From our view over the Pacific Ocean back at our home in California we had acquired the habit, just at the sunset hour, of looking for what is known as the “green flash.” It is a phenomenon a bit hard to comprehend. At the moment the sun dips below the horizon, its white light is broken up into all the colors of the spectrum. The earth’s atmosphere absorbs every color, up to green, the wave lengths of which are least affected by atmospheric absorption. At the instant of sunset, just as the disc disappears, there is sometimes — but not always — an instantaneous tiny green flash. One would not notice it unless he were trained to observe it. On rare occasions the last bit of the sun’s disc itself will turn green just before disappearing. (We were careful, always, if the sun was bright or undimmed by mists, to view it through a piece of exposed film, or dark glass, to avoid eye injury).

Where the horizon is unobstructed and flat, this green flash phenomenon can be observed best. Ocean horizons are ideal.

But the western skyline at Cape Royal was unobstructed and flat. Had we not thought about the green flash possibility, we would have missed it altogether, for one must be intent on that, and nothing else. But, “Look for the green flash,” Francis suddenly called.

We looked. We saw. We thrilled. There it was, instantaneous but definite and clear. In talking with rangers, Fred Harvey employees, and others, we have never run across anyone who has observed this phenomenon on either Rim. Perhaps — just perhaps — this was another Grand Canyon “first.”

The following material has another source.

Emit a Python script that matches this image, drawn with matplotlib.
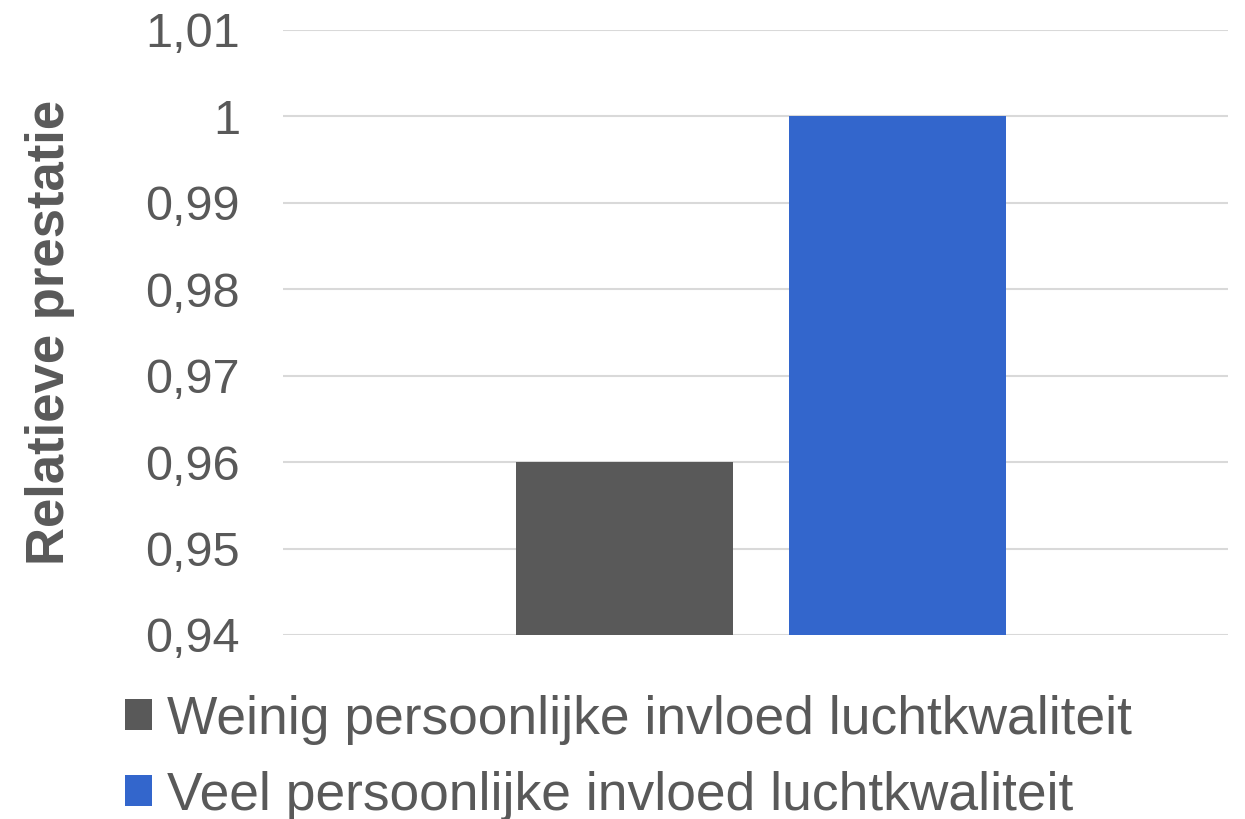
import numpy as np
import matplotlib.pyplot as plt
from matplotlib.ticker import FuncFormatter

plt.rcParams['font.family'] = ['Liberation Sans', 'DejaVu Sans']

series = ["Weinig persoonlijke invloed luchtkwaliteit",
          "Veel persoonlijke invloed luchtkwaliteit"]
values = [0.96, 1.0]
colors = ["#595959", "#3366CC"]
yticks = [0.94, 0.95, 0.96, 0.97, 0.98, 0.99, 1.00, 1.01]

txt = "#595959"

fig = plt.figure(figsize=(12.45, 8.19), dpi=100)
ax = fig.add_axes([0.2273, 0.2247, 0.759, 0.7387])

offsets = [-0.1445, 0.1445]
width = 0.229
for off, v, c, name in zip(offsets, values, colors, series):
    ax.bar(0 + off, v - yticks[0], width, bottom=yticks[0], color=c, label=name, zorder=3)

ax.set_xlim(-0.506, 0.494)
ax.set_ylim(yticks[0], yticks[-1])
ax.set_yticks(yticks)
ax.yaxis.set_major_formatter(FuncFormatter(lambda v, p: ("%g" % round(v, 2)).replace(".", ",")))
ax.set_xticks([])
ax.grid(axis="y", color="#D9D9D9", linewidth=1.5, zorder=0)
for s in ax.spines.values():
    s.set_visible(False)
ax.tick_params(axis="y", length=0, pad=31, labelsize=35, labelcolor=txt)

fig.text(0.040, 0.594, "Relatieve prestatie", rotation=90, ha="center", va="center",
         fontsize=38, fontweight="bold", color=txt)

leg = fig.legend(loc="upper left", bbox_to_anchor=(0.1004, 0.152), frameon=False,
                 fontsize=38.4, handlelength=0.51, handleheight=0.51,
                 handletextpad=0.28, labelspacing=0.49, borderaxespad=0, borderpad=0)
for t in leg.get_texts():
    t.set_color(txt)

plt.savefig("out.png", dpi=100)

The sky darkened; the Canyon depths gulped up nearly all remaining light. Then — as though miraculously revived by some hidden new life — the sky turned pink. The Canyon forms came back into light. The hue of the sky deepened to dark rose. The Canyon walls followed suit. Then darkness again.

We waited for another encore but that was the final curtain. The moon brightened in the sky. We saw a car light over on South Rim. As we took the winding road back to North Rim Lodge (no camping permitted now at Cape Royal) our car lights fell on the white aspens, turning them into tall slender ghosts scattered through the pine forest. Suddenly, four young deer appeared in the road right before us. We slowed nearly to a stop. Frightened, they eyed us timidly, then bounced away. We drove slowly for the rest of those 20 miles, taking no risk that we might strike a frightened deer. Also, we needed time to digest the miracles of our latest Cape Royal visit.